▶ **STATED PROBLEM**: All of the lines below are to be printed again exactly; images are excluded from the output.
** Start of DATASET EXTRACT **
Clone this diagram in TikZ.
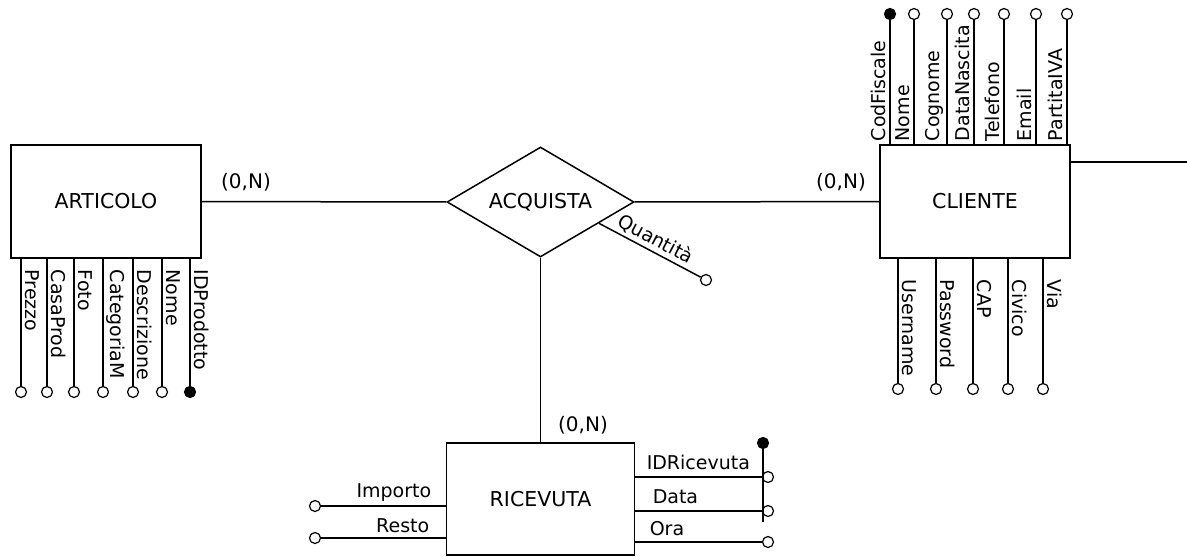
\documentclass[tikz,border=0pt]{standalone}
\usepackage{fontspec}
\setmainfont{DejaVu Sans}
\usetikzlibrary{shapes.geometric}

\tikzset{
  entity/.style={draw, minimum width=190pt, minimum height=113pt, inner sep=0pt, font=\fontsize{20.5}{24}\selectfont},
  relation/.style={draw, diamond, aspect=1.7, minimum width=187pt, minimum height=110pt, inner sep=0pt, font=\fontsize{20.5}{24}\selectfont},
  attr/.style={draw, circle, fill=white, minimum size=11pt, inner sep=0pt, line width=1.2pt},
  keyattr/.style={attr, fill=black},
  attrname/.style={inner sep=1pt, anchor=south west},
  card/.style={inner sep=0pt, font=\fontsize{20}{24}\selectfont}
}

\begin{document}
\begin{tikzpicture}[x=1pt, y=-1pt, line width=1.5pt, font=\fontsize{19}{22}\selectfont]
\useasboundingbox (0,0) rectangle (1187,557);

% entita' e relazione
\node[entity] (art) at (106,201.5) {ARTICOLO};
\node[relation] (acq) at (540.5,202) {ACQUISTA};
\node[entity] (cli) at (975,201.5) {CLIENTE};
\node[entity, minimum width=188pt, minimum height=112pt] (ric) at (540.5,499) {RICEVUTA};

\draw (art) -- (acq);
\draw (acq) -- (cli);
\draw (acq) -- (ric);
\node[card] (cardArt) at (246,182) {(0,N)};
\node[card] (cardCli) at (841,182) {(0,N)};
\node[card] (cardRic) at (583,425) {(0,N)};

% uscita verso destra
\coordinate (cliOut) at (1187,162);
\draw (cli.east |- cliOut) -- (cliOut);

% attributo della relazione
\node[attr] (qta) at (706,280) {};
\draw (acq.-20) -- node[sloped, above, inner sep=3pt] (qtaName) {Quantità} (qta);

% attributi ARTICOLO
\foreach \x/\t [count=\i] in {21/Prezzo, 47/CasaProd, 74/Foto, 103/CategoriaM, 133/Descrizione, 162/Nome}{
  \node[attr] (artA\i) at (\x,392) {};
  \draw (artA\i) -- (artA\i |- art.south);
  \node[attrname, rotate=-90] (artN\i) at (\x+2,268) {\t};
}
\node[keyattr] (artK) at (190,392) {};
\draw (artK) -- (artK |- art.south);
\node[attrname, rotate=-90] (artNK) at (192,268) {IDProdotto};

% attributi CLIENTE
\node[keyattr] (cliK) at (890,14) {};
\draw (cliK) -- (cliK |- cli.north);
\node[attrname, rotate=90] (cliNK) at (888,143) {CodFiscale};
\foreach \x/\t [count=\i] in {914/Nome, 947/Cognome, 974/DataNascita, 1004/Telefono, 1036/Email, 1067/PartitaIVA}{
  \node[attr] (cliT\i) at (\x,14) {};
  \draw (cliT\i) -- (cliT\i |- cli.north);
  \node[attrname, rotate=90] (cliNT\i) at (\x-2,143) {\t};
}
\foreach \x/\t [count=\i] in {898/Username, 936/Password, 973/CAP, 1008/Civico, 1043/Via}{
  \node[attr] (cliB\i) at (\x,389) {};
  \draw (cliB\i) -- (cliB\i |- cli.south);
  \node[attrname, rotate=-90] (cliNB\i) at (\x+2,278) {\t};
}

% attributi RICEVUTA
\node[attr] (ricA1) at (315,506) {};
\draw (ricA1) -- (ricA1 -| ric.west);
\node[attrname, anchor=south east] (ricN1) at (433,503) {Importo};
\node[attr] (ricA2) at (315,538) {};
\draw (ricA2) -- (ricA2 -| ric.west);
\node[attrname, anchor=south east] (ricN2) at (431,535) {Resto};

\node[attr] (ricA3) at (768,477) {};
\draw (ric.east |- ricA3) -- (ricA3);
\node[attrname] (ricN3) at (645,472) {IDRicevuta};
\node[attr] (ricA4) at (768,511) {};
\draw (ric.east |- ricA4) -- (ricA4);
\node[attrname] (ricN4) at (651,506) {Data};
\node[attr] (ricA5) at (768,542) {};
\draw (ric.east |- ricA5) -- (ricA5);
\node[attrname] (ricN5) at (648,538) {Ora};

% chiave composta
\node[keyattr] (ricK) at (763,443) {};
\coordinate (ricKend) at (763,522);
\draw (ricK) -- (ricKend);
\end{tikzpicture}
\end{document}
** End of DATASET EXTRACT **
▶ **THE OUTPUT**:
Clone this diagram in TikZ.
\documentclass[tikz,border=0pt]{standalone}
\usepackage{fontspec}
\setmainfont{DejaVu Sans}
\usetikzlibrary{shapes.geometric}

\tikzset{
  entity/.style={draw, minimum width=190pt, minimum height=113pt, inner sep=0pt, font=\fontsize{20.5}{24}\selectfont},
  relation/.style={draw, diamond, aspect=1.7, minimum width=187pt, minimum height=110pt, inner sep=0pt, font=\fontsize{20.5}{24}\selectfont},
  attr/.style={draw, circle, fill=white, minimum size=11pt, inner sep=0pt, line width=1.2pt},
  keyattr/.style={attr, fill=black},
  attrname/.style={inner sep=1pt, anchor=south west},
  card/.style={inner sep=0pt, font=\fontsize{20}{24}\selectfont}
}

\begin{document}
\begin{tikzpicture}[x=1pt, y=-1pt, line width=1.5pt, font=\fontsize{19}{22}\selectfont]
\useasboundingbox (0,0) rectangle (1187,557);

% entita' e relazione
\node[entity] (art) at (106,201.5) {ARTICOLO};
\node[relation] (acq) at (540.5,202) {ACQUISTA};
\node[entity] (cli) at (975,201.5) {CLIENTE};
\node[entity, minimum width=188pt, minimum height=112pt] (ric) at (540.5,499) {RICEVUTA};

\draw (art) -- (acq);
\draw (acq) -- (cli);
\draw (acq) -- (ric);
\node[card] (cardArt) at (246,182) {(0,N)};
\node[card] (cardCli) at (841,182) {(0,N)};
\node[card] (cardRic) at (583,425) {(0,N)};

% uscita verso destra
\coordinate (cliOut) at (1187,162);
\draw (cli.east |- cliOut) -- (cliOut);

% attributo della relazione
\node[attr] (qta) at (706,280) {};
\draw (acq.-20) -- node[sloped, above, inner sep=3pt] (qtaName) {Quantità} (qta);

% attributi ARTICOLO
\foreach \x/\t [count=\i] in {21/Prezzo, 47/CasaProd, 74/Foto, 103/CategoriaM, 133/Descrizione, 162/Nome}{
  \node[attr] (artA\i) at (\x,392) {};
  \draw (artA\i) -- (artA\i |- art.south);
  \node[attrname, rotate=-90] (artN\i) at (\x+2,268) {\t};
}
\node[keyattr] (artK) at (190,392) {};
\draw (artK) -- (artK |- art.south);
\node[attrname, rotate=-90] (artNK) at (192,268) {IDProdotto};

% attributi CLIENTE
\node[keyattr] (cliK) at (890,14) {};
\draw (cliK) -- (cliK |- cli.north);
\node[attrname, rotate=90] (cliNK) at (888,143) {CodFiscale};
\foreach \x/\t [count=\i] in {914/Nome, 947/Cognome, 974/DataNascita, 1004/Telefono, 1036/Email, 1067/PartitaIVA}{
  \node[attr] (cliT\i) at (\x,14) {};
  \draw (cliT\i) -- (cliT\i |- cli.north);
  \node[attrname, rotate=90] (cliNT\i) at (\x-2,143) {\t};
}
\foreach \x/\t [count=\i] in {898/Username, 936/Password, 973/CAP, 1008/Civico, 1043/Via}{
  \node[attr] (cliB\i) at (\x,389) {};
  \draw (cliB\i) -- (cliB\i |- cli.south);
  \node[attrname, rotate=-90] (cliNB\i) at (\x+2,278) {\t};
}

% attributi RICEVUTA
\node[attr] (ricA1) at (315,506) {};
\draw (ricA1) -- (ricA1 -| ric.west);
\node[attrname, anchor=south east] (ricN1) at (433,503) {Importo};
\node[attr] (ricA2) at (315,538) {};
\draw (ricA2) -- (ricA2 -| ric.west);
\node[attrname, anchor=south east] (ricN2) at (431,535) {Resto};

\node[attr] (ricA3) at (768,477) {};
\draw (ric.east |- ricA3) -- (ricA3);
\node[attrname] (ricN3) at (645,472) {IDRicevuta};
\node[attr] (ricA4) at (768,511) {};
\draw (ric.east |- ricA4) -- (ricA4);
\node[attrname] (ricN4) at (651,506) {Data};
\node[attr] (ricA5) at (768,542) {};
\draw (ric.east |- ricA5) -- (ricA5);
\node[attrname] (ricN5) at (648,538) {Ora};

% chiave composta
\node[keyattr] (ricK) at (763,443) {};
\coordinate (ricKend) at (763,522);
\draw (ricK) -- (ricKend);
\end{tikzpicture}
\end{document}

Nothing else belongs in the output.